- _Work required_
Extract, unchanged, each line of the listing below from its first line through the line that contains "import plotly.graph_objects as go", inclusive, and nothing else.

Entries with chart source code
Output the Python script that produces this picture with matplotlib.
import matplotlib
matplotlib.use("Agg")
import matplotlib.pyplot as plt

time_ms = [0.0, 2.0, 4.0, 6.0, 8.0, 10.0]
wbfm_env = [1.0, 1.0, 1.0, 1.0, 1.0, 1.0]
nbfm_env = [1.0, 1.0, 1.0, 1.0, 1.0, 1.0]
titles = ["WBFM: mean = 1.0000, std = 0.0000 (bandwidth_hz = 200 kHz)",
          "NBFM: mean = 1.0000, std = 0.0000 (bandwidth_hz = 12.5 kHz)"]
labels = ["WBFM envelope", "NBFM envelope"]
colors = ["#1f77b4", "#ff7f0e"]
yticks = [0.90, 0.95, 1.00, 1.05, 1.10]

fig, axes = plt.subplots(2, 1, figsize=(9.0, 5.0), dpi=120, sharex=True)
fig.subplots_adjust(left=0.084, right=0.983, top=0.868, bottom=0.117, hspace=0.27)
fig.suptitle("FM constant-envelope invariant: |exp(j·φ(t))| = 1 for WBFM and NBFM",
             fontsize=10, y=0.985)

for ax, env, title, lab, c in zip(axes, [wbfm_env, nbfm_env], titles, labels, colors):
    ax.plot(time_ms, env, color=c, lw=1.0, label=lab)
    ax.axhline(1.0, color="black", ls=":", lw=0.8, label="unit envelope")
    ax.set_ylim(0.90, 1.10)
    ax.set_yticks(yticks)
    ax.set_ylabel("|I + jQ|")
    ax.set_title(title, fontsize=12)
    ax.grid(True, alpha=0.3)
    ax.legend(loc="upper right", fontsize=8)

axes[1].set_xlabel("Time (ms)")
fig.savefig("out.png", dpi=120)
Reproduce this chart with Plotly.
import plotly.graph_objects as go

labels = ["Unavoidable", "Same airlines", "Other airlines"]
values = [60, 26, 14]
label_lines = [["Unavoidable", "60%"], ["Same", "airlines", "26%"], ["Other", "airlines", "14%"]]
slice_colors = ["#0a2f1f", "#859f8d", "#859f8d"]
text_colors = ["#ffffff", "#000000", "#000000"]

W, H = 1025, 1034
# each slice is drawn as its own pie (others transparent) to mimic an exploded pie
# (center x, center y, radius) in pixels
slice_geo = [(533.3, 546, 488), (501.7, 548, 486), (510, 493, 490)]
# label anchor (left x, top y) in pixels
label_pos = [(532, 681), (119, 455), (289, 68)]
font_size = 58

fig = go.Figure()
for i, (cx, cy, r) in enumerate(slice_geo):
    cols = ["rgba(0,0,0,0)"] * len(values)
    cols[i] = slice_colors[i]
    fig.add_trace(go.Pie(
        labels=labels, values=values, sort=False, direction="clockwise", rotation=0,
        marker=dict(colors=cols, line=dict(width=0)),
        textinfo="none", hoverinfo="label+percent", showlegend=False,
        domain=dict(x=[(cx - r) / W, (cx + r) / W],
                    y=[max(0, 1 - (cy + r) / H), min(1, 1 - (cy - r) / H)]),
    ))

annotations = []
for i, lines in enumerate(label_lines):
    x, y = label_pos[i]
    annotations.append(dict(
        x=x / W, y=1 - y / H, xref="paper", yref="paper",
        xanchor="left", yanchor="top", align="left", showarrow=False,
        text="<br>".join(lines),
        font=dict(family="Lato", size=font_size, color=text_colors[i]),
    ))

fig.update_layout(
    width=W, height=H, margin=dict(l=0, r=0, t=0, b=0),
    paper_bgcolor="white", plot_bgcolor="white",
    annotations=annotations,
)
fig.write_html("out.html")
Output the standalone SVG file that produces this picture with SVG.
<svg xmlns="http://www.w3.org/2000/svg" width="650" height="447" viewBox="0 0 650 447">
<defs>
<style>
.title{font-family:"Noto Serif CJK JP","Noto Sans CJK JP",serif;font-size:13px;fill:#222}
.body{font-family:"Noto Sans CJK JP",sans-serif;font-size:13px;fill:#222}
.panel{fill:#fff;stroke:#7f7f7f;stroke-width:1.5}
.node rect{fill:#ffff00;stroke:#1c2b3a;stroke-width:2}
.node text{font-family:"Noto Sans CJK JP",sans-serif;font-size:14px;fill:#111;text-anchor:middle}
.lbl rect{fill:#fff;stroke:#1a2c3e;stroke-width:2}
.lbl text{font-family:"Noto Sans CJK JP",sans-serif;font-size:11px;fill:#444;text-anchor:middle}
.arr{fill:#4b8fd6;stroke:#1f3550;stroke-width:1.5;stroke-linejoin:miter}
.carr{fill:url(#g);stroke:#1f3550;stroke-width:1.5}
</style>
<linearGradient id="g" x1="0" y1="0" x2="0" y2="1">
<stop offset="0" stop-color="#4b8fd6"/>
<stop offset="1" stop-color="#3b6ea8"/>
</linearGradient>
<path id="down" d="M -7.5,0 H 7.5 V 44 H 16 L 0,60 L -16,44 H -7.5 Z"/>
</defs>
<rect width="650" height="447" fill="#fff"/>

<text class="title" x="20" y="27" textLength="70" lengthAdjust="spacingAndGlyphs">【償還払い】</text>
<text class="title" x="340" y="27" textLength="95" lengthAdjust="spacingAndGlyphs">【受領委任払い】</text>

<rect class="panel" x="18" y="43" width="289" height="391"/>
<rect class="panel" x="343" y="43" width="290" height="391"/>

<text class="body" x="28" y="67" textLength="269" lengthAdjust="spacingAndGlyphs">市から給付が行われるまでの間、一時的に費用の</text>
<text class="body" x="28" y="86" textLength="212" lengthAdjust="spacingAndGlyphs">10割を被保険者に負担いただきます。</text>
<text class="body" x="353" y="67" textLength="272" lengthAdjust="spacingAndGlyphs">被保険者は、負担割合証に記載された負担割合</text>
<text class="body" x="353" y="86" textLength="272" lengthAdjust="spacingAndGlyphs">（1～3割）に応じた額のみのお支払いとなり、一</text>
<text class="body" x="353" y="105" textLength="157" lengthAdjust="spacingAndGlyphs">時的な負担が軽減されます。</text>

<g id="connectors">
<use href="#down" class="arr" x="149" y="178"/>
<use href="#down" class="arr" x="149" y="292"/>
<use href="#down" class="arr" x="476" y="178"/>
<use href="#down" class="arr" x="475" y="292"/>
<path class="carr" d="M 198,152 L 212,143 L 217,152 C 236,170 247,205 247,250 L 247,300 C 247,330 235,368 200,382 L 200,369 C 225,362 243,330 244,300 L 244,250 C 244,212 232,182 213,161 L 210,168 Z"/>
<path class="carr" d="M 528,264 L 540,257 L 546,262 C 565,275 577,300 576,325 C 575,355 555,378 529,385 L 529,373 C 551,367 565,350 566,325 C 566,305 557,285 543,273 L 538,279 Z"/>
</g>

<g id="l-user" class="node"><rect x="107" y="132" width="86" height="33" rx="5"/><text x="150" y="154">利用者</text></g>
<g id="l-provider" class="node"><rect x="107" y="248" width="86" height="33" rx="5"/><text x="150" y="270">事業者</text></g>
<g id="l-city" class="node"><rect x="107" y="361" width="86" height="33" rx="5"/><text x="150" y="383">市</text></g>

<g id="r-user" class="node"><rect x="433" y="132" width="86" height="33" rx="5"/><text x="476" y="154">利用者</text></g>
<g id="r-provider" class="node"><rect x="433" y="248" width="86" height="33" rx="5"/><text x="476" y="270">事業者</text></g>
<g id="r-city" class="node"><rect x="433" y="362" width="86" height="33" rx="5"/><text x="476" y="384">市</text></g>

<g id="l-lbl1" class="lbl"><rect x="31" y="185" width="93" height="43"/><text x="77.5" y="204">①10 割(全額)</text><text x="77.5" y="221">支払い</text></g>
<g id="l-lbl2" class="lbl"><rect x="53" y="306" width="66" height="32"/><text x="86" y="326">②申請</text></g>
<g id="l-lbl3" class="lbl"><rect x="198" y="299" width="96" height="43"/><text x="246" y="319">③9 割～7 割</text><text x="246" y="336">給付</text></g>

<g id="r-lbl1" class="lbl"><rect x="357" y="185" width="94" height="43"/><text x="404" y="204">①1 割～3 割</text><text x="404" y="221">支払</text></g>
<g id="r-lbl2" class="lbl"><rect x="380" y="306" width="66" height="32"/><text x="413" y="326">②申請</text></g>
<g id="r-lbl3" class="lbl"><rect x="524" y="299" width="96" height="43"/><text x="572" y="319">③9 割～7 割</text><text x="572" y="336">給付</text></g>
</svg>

- _The completed task_
Output the Python script that produces this picture with matplotlib.
import matplotlib
matplotlib.use("Agg")
import matplotlib.pyplot as plt

time_ms = [0.0, 2.0, 4.0, 6.0, 8.0, 10.0]
wbfm_env = [1.0, 1.0, 1.0, 1.0, 1.0, 1.0]
nbfm_env = [1.0, 1.0, 1.0, 1.0, 1.0, 1.0]
titles = ["WBFM: mean = 1.0000, std = 0.0000 (bandwidth_hz = 200 kHz)",
          "NBFM: mean = 1.0000, std = 0.0000 (bandwidth_hz = 12.5 kHz)"]
labels = ["WBFM envelope", "NBFM envelope"]
colors = ["#1f77b4", "#ff7f0e"]
yticks = [0.90, 0.95, 1.00, 1.05, 1.10]

fig, axes = plt.subplots(2, 1, figsize=(9.0, 5.0), dpi=120, sharex=True)
fig.subplots_adjust(left=0.084, right=0.983, top=0.868, bottom=0.117, hspace=0.27)
fig.suptitle("FM constant-envelope invariant: |exp(j·φ(t))| = 1 for WBFM and NBFM",
             fontsize=10, y=0.985)

for ax, env, title, lab, c in zip(axes, [wbfm_env, nbfm_env], titles, labels, colors):
    ax.plot(time_ms, env, color=c, lw=1.0, label=lab)
    ax.axhline(1.0, color="black", ls=":", lw=0.8, label="unit envelope")
    ax.set_ylim(0.90, 1.10)
    ax.set_yticks(yticks)
    ax.set_ylabel("|I + jQ|")
    ax.set_title(title, fontsize=12)
    ax.grid(True, alpha=0.3)
    ax.legend(loc="upper right", fontsize=8)

axes[1].set_xlabel("Time (ms)")
fig.savefig("out.png", dpi=120)
Reproduce this chart with Plotly.
import plotly.graph_objects as go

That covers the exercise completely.